Comparison of the efficiency of cardiopulmonary resuscitation performed at emergency department on stretcher or floor on a manikin
Güner Yurtsever1, Ejder Saylav Bora1, Serhat Örün2, İsmet Parlak3
1İzmir Katip Çelebi Üniversitesi Atatürk Eğitim ve Araştırma Hastanesi, Acil Tıp Anabilim Dalı, İzmir, Türkiye
2Bandırma Devlet Hastanesi Acil Tıp Kliniği, Balıkesir, Türkiye
3İzmir Bozyaka Eğitim ve Araştırma Hastanesi Acil Tıp Kliniği, İzmir, Türkiye
Objectives: This study aims to demonstrate on a manikin the effects of performing compression in cardiac arrest cases on the floor or stretcher on performer tiredness and basic life support.
Materials and methods: The study included 40 healthcare personnel comprising physicians, paramedics and emergency medicine technicians employed at our hospital’s emergency medicine clinic and competent in current cardiopulmonary resuscitation (CPR) application. The performers were asked to perform compression as advised in American Heart Association guidelines for five turns of two minutes each on an adult CPR application manikin placed on a stretcher with a trauma board underneath and with compression hardness setting adjusted to high level. The performers were allowed to rest between each turn for two minutes. Data related to the number and depth of compressions were obtained from computer environment separately for each turn of two minutes. At least one day after the application, the same performers were asked to perform compression for five turns of two minutes each on the adult CPR application manikin placed on the floor on a flat surface with a trauma board underneath and with compression hardness setting adjusted to high level. Data related to the application were obtained while the application was performed by means of the used manikin’s embedded computer program.
Results: Mean difference between the number of compression values for five turns of compressions performed on stretcher or floor was 0.9 compression/minute without a statistically significant difference (p=0.602). Difference between depth of compression values for compressions performed on stretcher or floor was 0.14 mm without a statistically significant difference (p=0.898). A statistically significant difference was observed between compressions performed on stretcher or floor in terms of mean tiredness score (p<0.001).

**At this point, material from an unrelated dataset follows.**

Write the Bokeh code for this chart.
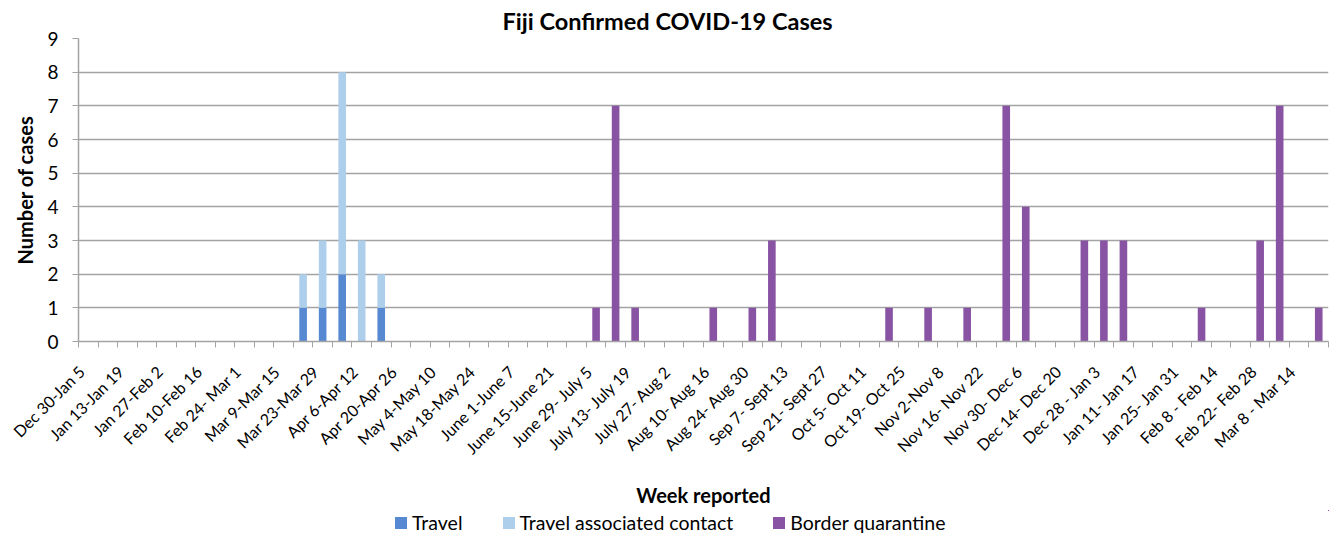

Conclusion: Compression in CPR is a tiresome procedure. Even if performers take two-minute turns, compression efficiency may decrease in prolonged CPR. Compression performed on stretcher was more tiresome in prolonged CPR. Compression may be more efficient when performed on the floor outside the hospital in prolonged CPR since performers will feel less tired. However, compression performed on stretcher inside the hospital may be more efficient with more than two healthcare workers since it is more tiresome.